The children of the deceased (or other legal heirs) may be entitled to the deceased's assets as their inheritance, but the net value of the estate (from where the inheritance is taken) will be reduced by the liabilities of the deceased.
In England, the process by which the estate of a deceased is released to their legal heirs is such that the heirs don't get anything till all the liabilities and claims on the estate are dealt with.
In India, there are times when an heir can get access to the deceased's assets (whether money or property) even before things are settled, which may then require a creditor to reach out to the heir for repayment of what they're owed from the estate.
There is another significant claim that creditors can make which can affect the children of a deceased debtor. If the loan was secured with some form of collateral or other charge, the creditor can exercise their rights over the collateral or charge if the loan remains unpaid.
For instance, when it comes to a home loan, the property purchased using the loan can be claimed by the bank/lender if the debtor dies before the loan is paid off.
In the Pathaks' case, LIC is demanding repayment of Rs 29 lakh arising out of a home loan taken by the deceased parents. Vanisha and her brother are obviously not going to be able to pay this back at this time, unless their parents left them enough money to do so.
A failure to repay the loan amount technically grants the lender the ability to take over the property, since it is the effective security/collateral for the loan.
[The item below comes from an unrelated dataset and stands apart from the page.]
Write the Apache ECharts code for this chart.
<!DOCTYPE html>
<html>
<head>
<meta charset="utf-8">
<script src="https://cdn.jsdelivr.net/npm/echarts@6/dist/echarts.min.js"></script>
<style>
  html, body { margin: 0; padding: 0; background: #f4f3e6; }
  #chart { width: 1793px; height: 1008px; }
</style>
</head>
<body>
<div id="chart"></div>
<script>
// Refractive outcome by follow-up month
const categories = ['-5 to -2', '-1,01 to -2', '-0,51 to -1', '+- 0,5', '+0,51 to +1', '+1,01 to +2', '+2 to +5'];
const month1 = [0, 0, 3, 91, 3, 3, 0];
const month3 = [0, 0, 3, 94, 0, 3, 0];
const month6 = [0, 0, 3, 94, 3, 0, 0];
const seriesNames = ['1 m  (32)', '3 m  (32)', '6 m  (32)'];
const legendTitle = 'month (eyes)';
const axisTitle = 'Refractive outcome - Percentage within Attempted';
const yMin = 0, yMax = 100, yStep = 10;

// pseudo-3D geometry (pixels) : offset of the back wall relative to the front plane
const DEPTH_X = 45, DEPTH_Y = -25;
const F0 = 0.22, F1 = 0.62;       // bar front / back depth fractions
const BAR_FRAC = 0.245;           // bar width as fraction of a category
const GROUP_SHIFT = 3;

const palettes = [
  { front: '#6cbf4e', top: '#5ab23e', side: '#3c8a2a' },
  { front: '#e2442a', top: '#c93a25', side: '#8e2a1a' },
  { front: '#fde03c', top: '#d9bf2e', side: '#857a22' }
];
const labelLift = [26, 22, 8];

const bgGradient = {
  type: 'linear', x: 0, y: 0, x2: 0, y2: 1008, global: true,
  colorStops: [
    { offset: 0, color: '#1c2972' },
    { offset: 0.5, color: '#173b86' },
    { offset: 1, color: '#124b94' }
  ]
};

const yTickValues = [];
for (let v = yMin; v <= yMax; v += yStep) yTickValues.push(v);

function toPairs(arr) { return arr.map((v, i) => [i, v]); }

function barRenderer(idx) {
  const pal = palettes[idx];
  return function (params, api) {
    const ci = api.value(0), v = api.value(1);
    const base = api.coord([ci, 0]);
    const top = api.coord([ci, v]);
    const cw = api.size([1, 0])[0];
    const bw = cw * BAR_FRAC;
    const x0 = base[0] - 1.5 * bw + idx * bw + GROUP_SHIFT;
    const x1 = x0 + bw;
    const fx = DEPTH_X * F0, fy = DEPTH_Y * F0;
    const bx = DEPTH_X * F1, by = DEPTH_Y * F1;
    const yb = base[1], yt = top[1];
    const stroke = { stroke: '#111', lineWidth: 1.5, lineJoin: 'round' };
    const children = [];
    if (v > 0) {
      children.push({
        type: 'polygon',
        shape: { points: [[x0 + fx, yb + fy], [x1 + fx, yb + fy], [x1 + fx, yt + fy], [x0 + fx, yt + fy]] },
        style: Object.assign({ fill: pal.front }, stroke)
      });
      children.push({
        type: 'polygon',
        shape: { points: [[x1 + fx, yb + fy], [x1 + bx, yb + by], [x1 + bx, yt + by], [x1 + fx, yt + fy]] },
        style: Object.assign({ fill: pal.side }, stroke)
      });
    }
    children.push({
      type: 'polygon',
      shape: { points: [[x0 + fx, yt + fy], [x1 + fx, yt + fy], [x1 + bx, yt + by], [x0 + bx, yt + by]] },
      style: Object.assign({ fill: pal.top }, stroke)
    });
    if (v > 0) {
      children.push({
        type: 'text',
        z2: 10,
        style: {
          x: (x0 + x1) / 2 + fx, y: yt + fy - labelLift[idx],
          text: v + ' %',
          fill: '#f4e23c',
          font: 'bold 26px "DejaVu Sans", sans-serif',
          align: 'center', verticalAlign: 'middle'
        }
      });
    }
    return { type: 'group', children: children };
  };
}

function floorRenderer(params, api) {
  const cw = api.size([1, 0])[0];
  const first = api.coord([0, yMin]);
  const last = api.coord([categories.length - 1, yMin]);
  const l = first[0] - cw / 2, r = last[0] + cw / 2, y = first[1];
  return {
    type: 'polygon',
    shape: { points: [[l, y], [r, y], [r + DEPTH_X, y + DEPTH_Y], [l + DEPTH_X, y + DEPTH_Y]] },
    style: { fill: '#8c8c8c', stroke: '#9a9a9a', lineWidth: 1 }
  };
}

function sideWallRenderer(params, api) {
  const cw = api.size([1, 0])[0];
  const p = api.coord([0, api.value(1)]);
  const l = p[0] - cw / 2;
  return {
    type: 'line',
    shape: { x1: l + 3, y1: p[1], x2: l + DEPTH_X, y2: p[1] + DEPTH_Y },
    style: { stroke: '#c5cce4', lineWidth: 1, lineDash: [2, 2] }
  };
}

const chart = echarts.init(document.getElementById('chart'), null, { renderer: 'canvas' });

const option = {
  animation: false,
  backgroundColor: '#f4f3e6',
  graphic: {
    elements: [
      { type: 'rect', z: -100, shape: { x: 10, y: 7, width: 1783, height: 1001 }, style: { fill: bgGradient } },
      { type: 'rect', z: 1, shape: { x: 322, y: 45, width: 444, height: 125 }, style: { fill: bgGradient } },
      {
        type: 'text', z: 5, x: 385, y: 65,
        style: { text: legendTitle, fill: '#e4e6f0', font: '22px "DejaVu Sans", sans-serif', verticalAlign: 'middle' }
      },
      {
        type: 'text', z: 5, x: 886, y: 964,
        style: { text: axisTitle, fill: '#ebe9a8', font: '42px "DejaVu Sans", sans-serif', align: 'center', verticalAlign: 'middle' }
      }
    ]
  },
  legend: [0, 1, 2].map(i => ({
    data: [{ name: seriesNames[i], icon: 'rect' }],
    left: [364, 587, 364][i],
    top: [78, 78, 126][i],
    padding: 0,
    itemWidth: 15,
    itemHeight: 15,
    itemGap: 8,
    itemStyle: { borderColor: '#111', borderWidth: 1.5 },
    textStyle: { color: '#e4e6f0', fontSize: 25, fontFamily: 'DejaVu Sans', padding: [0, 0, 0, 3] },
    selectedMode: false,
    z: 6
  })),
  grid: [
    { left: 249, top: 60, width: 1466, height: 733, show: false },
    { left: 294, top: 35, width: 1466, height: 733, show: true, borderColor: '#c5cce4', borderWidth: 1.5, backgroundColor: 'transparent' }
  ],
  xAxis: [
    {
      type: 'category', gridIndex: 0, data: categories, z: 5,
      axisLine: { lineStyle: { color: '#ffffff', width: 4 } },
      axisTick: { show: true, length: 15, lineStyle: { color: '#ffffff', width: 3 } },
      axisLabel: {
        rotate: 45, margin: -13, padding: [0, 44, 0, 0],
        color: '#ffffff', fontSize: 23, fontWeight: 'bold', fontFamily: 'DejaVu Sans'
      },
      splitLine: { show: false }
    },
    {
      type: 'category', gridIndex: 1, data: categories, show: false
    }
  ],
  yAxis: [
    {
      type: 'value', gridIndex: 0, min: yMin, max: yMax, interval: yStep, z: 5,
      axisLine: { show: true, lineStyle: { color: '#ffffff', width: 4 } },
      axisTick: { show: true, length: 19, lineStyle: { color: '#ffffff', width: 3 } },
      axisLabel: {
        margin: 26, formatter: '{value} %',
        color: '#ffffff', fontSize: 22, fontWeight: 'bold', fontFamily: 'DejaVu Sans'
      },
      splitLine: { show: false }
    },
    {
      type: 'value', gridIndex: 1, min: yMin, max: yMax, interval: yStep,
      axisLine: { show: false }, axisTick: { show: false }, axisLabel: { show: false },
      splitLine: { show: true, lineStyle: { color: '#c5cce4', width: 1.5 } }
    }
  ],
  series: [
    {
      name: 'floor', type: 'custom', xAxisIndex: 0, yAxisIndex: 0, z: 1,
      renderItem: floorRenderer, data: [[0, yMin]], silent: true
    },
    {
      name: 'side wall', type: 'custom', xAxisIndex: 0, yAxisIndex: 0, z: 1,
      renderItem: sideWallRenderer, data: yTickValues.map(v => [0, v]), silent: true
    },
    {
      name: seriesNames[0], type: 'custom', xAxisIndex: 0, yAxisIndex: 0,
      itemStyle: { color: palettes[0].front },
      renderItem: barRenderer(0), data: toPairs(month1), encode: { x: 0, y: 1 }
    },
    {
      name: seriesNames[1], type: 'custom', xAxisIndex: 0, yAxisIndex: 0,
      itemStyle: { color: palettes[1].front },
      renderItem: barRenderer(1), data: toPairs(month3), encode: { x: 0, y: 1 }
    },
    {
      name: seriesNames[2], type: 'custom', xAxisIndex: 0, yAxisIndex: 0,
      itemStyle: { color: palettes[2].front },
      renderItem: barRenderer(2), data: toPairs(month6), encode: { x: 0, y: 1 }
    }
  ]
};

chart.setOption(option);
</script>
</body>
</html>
This can obviously seem heartless, but it is not something illegal for the lender to do in general circumstances.
The most recent developments in the case do seem to give some hope that the children will not be deprived of their home – and they and other COVID orphans should also be able to rely on an order of the Supreme Court to avoid losing out on it or other assets of their parents.
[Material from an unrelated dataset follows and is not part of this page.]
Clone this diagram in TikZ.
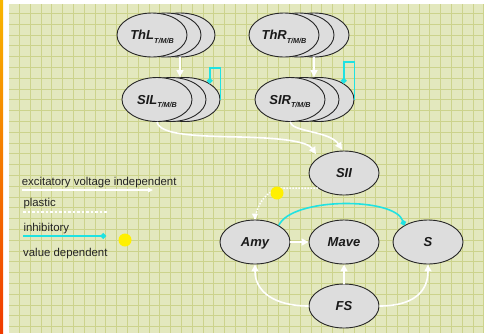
\documentclass[tikz,border=0pt]{standalone}
\usepackage{fontspec}
\setmainfont{Liberation Sans}
\usetikzlibrary{shapes.geometric,arrows.meta}
\definecolor{bgc}{HTML}{E3E8BE}
\definecolor{gridc}{HTML}{CCD38C}
\definecolor{nodefill}{HTML}{DDDDDD}
\definecolor{cyanc}{HTML}{20E2E2}
\definecolor{yel}{HTML}{FFF000}
\definecolor{txt}{HTML}{222222}
\definecolor{orgtop}{HTML}{F8B600}
\definecolor{orgbot}{HTML}{F03A00}
\newcommand\subTMB{\raisebox{-3.5pt}{\fontsize{7.2}{7}\selectfont T/M/B}}
\begin{document}
\begin{tikzpicture}[x=1pt,y=-1pt,
 region/.style={ellipse,draw=black!85,line width=0.9pt,fill=nodefill,minimum width=70pt,minimum height=44pt,inner sep=0pt,font=\fontsize{13}{13}\selectfont\bfseries\itshape,text=black!90,text height=9.3pt,text depth=0pt},
 exc/.style={draw=white,line width=1.6pt,-{Triangle[length=7pt,width=7pt]}},
 legexc/.style={draw=white,line width=1.2pt,-{Triangle[length=5pt,width=4.5pt]}},
 inh/.style={draw=cyanc,line width=1.6pt,-{Circle[length=5.5pt]}},
 plast/.style={draw=white,line width=1.5pt,dash pattern=on 1.5pt off 1.5pt},
 legplast/.style={draw=white,line width=2.5pt,dash pattern=on 2.5pt off 2pt},
 vdot/.style={circle,fill=yel,minimum size=13pt,inner sep=0pt},
 legtext/.style={anchor=base west,font=\fontsize{11.4}{12}\selectfont,text=txt,inner sep=0pt},
 gridline/.style={draw=gridc,line width=0.8pt},
]
\useasboundingbox (0,0) rectangle (484,333);
% background
\fill[white] (0,0) rectangle (484,333);
\shade[top color=orgtop,bottom color=orgbot] (0,0) rectangle (3,333);
\fill[bgc] (9,4) rectangle (484,333);
\foreach \i in {0,...,43} \draw[gridline] ({19.3+10.8*\i},4) -- ({19.3+10.8*\i},333);
\foreach \i in {0,...,29} \draw[gridline] (9,{13.3+10.8*\i}) -- (484,{13.3+10.8*\i});

% stacked regions
\node[region] (ThL3) at (180,35) {};
\node[region] (ThL2) at (166,35) {};
\node[region] (ThL) at (152,35) {ThL\subTMB};
\node[region] (ThR3) at (314,35) {};
\node[region] (ThR2) at (299,35) {};
\node[region] (ThR) at (284,35) {ThR\subTMB};
\node[region] (SIL3) at (185,99.5) {};
\node[region] (SIL2) at (171,99.5) {};
\node[region] (SIL) at (157,99.5) {SIL\subTMB};
\node[region] (SIR3) at (319,99.5) {};
\node[region] (SIR2) at (304,99.5) {};
\node[region] (SIR) at (290,99.5) {SIR\subTMB};

\node[region] (SII) at (344,173) {SII};
\node[region] (Amy) at (255,242) {Amy};
\node[region] (Mave) at (344,242) {Mave};
\node[region] (S) at (428,242) {S};
\node[region] (FS) at (344,306) {FS};

% thalamus -> SI
\draw[exc] (ThL3.south) -- (ThL3.south |- SIL3.north);
\draw[exc] (ThR3.south) -- (ThR3.south |- SIR3.north);

% self inhibition
\coordinate (silTop) at (221,68);
\coordinate (sirTop) at (354,62);
\draw[inh] (SIL3.east) -- (SIL3.east |- silTop) -| (SIL3.33);
\draw[inh] (SIR3.east) -- (SIR3.east |- sirTop) -| (SIR3.33);

% SI -> SII
\draw[exc] (SIL.south) .. controls (160,135) and (195,136) .. (240,137) .. controls (285,138) and (308,142) .. ([shift={(-3,-3)}]SII.north west);
\draw[exc] (SIR.south) .. controls (292,132) and (330,131) .. ([shift={(-2,-1)}]SII.north);

% SII -> Amy plastic, value dependent
\coordinate (vd) at (283,188);
\draw[plast] (SII.210) -- (vd) .. controls (266,190) and (257,204) .. (Amy.north);
\draw[white,line width=1.5pt,-{Triangle[length=6pt,width=6pt]}] ([yshift=1pt]Amy.north) -- (Amy.north);
\node[vdot] (vdot1) at (277,193) {};

% amygdala inhibition of S
\draw[inh] (Amy.35) .. controls (292,197) and (395,197) .. (S.145);

% excitatory lower
\draw[exc] (Amy.east) -- (Mave.west);
\draw[exc] (FS.north) -- (Mave.south);
\draw[exc] (FS.west) .. controls (275,306) and (255,292) .. (Amy.south);
\draw[exc] (FS.east) .. controls (413,306) and (428,292) .. (S.south);

% legend
\node[legtext] (l1) at (21.7,185) {excitatory voltage independent};
\coordinate (l1a) at (22,190);
\coordinate (l1b) at (153,190);
\draw[legexc] (l1a) -- (l1b);
\node[legtext] (l2) at (23.3,206.7) {plastic};
\coordinate (l2a) at (23,212);
\coordinate (l2b) at (108,212);
\draw[legplast] (l2a) -- (l2b);
\node[legtext] (l3) at (23.3,231.7) {inhibitory};
\coordinate (l3a) at (23,236);
\coordinate (l3b) at (106,236);
\draw[inh] (l3a) -- (l3b);
\node[vdot] (l4dot) at (125,240) {};
\node[legtext] (l4) at (23,256) {value dependent};
\end{tikzpicture}
\end{document}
Special Protections for COVID Orphans
In light of the special circumstances created by the pandemic, central and state governments have announced relief schemes for children who have lost one or both parents to COVID.
The Centre's scheme offers free education, a stipend from the age of 18 to 23, and a lumpsum of Rs 10 lakh when the children reach the age of 23, for those who lost both their parents or their primary caregiver to COVID.
However, these schemes do not protect children from creditors of their deceased parents, like LIC in the Pathaks' case.
Fortunately, the Supreme Court has taken up this issue as part of a wider suo motu case dealing with children in street situations.
Amicus curiae Gaurav Agarwal and the National Commission for Protection of Child Rights (NCPCR) informed the court in March of the danger of COVID orphans getting notices from banks/creditors for repayment of their parents' loans.
In response to this, the court passed an order on 4 April 2022 which says:
"The District Child Protection Officers and the District Magistrates concerned are directed to take the assistance of the District Legal Service Authorities to ensure that the properties of the deceased parents of the children are protected and that the children are not deprived of their properties."
District level authorities have therefore been directed to make sure that COVID orphans in their areas are not deprived of their homes or financial assets of their parents.
Local authorities have also been directed to make sure they upload details about all COVID orphans, including liabilities of their parents that could affect them, on the central government's Bal Swaraj COVID Care platform.
Any lenders who persist in chasing up on loans of a COVID orphan's deceased parents now face the possibility of contempt of court, and the children can approach legal aid services and the courts to ensure compliance and protection.